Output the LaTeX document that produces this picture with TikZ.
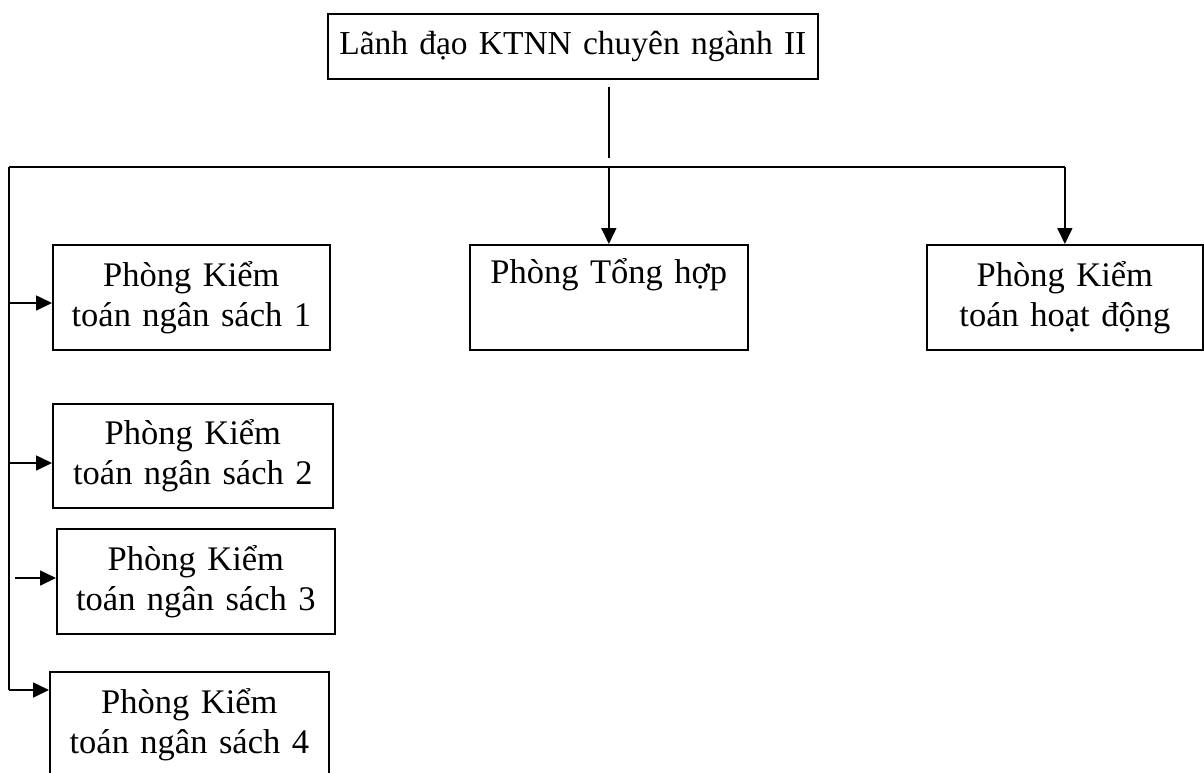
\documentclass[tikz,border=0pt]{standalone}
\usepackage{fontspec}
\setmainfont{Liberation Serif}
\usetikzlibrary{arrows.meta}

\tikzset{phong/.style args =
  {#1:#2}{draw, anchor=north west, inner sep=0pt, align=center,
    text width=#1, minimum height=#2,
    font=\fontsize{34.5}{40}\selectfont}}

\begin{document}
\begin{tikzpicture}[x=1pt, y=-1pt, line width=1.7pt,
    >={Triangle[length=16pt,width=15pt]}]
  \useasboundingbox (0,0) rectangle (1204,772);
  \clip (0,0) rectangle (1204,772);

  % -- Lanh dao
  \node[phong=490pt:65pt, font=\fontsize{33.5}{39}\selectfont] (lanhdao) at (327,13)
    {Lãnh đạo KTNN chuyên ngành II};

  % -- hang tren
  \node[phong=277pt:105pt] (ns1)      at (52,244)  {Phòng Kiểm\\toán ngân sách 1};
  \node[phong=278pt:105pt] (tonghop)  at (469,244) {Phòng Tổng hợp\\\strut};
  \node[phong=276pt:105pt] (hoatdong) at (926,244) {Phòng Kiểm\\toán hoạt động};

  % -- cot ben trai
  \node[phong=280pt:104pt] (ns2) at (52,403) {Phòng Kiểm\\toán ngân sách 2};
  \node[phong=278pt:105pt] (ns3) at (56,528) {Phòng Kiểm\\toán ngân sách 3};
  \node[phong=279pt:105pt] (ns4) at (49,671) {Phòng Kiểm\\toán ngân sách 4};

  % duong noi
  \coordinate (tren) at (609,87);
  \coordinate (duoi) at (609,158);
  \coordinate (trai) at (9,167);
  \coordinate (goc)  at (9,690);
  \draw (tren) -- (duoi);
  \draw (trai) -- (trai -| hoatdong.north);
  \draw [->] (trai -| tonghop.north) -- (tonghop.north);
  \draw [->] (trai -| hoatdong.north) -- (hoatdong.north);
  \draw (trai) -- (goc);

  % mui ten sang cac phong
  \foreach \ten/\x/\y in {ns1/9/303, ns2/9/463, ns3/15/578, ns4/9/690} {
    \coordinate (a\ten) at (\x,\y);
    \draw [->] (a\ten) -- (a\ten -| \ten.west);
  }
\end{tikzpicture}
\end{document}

**********

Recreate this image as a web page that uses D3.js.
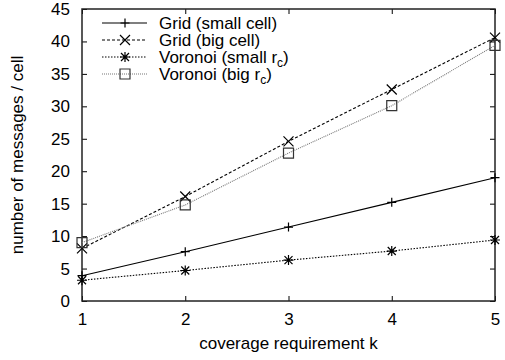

**********

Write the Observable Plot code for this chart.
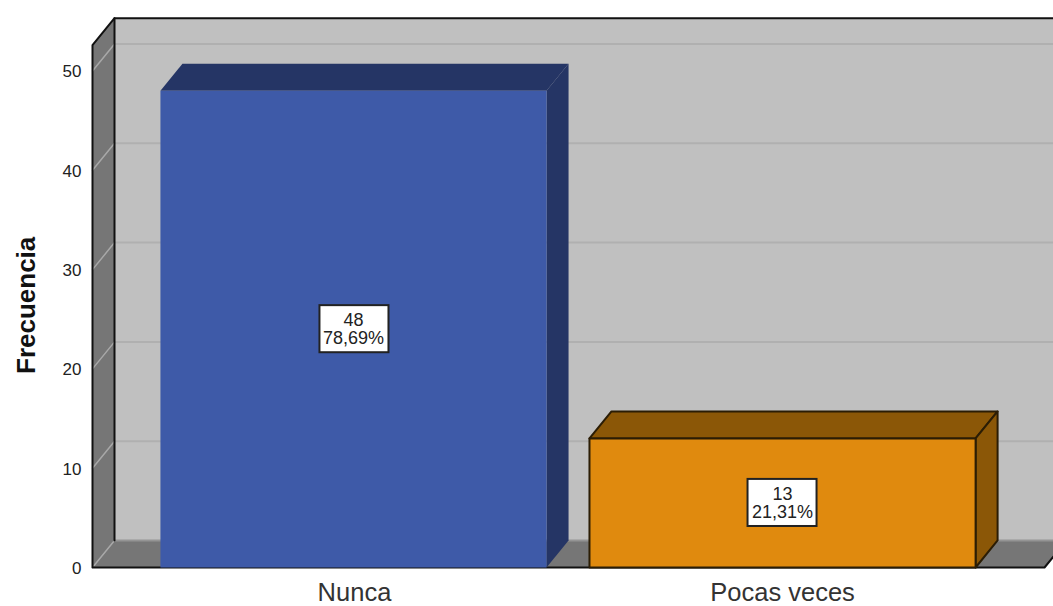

**********

** SET PROBLEM **
The copy should hold exactly the lines from the line with "Output the LaTeX" to the line with "(hoatdong) at (926,244)", both ends in, set down without any pictures and with nothing added.

** COMPLETE ANSWER **
Output the LaTeX document that produces this picture with TikZ.
\documentclass[tikz,border=0pt]{standalone}
\usepackage{fontspec}
\setmainfont{Liberation Serif}
\usetikzlibrary{arrows.meta}

\tikzset{phong/.style args =
  {#1:#2}{draw, anchor=north west, inner sep=0pt, align=center,
    text width=#1, minimum height=#2,
    font=\fontsize{34.5}{40}\selectfont}}

\begin{document}
\begin{tikzpicture}[x=1pt, y=-1pt, line width=1.7pt,
    >={Triangle[length=16pt,width=15pt]}]
  \useasboundingbox (0,0) rectangle (1204,772);
  \clip (0,0) rectangle (1204,772);

  % -- Lanh dao
  \node[phong=490pt:65pt, font=\fontsize{33.5}{39}\selectfont] (lanhdao) at (327,13)
    {Lãnh đạo KTNN chuyên ngành II};

  % -- hang tren
  \node[phong=277pt:105pt] (ns1)      at (52,244)  {Phòng Kiểm\\toán ngân sách 1};
  \node[phong=278pt:105pt] (tonghop)  at (469,244) {Phòng Tổng hợp\\\strut};
  \node[phong=276pt:105pt] (hoatdong) at (926,244) {Phòng Kiểm\\toán hoạt động};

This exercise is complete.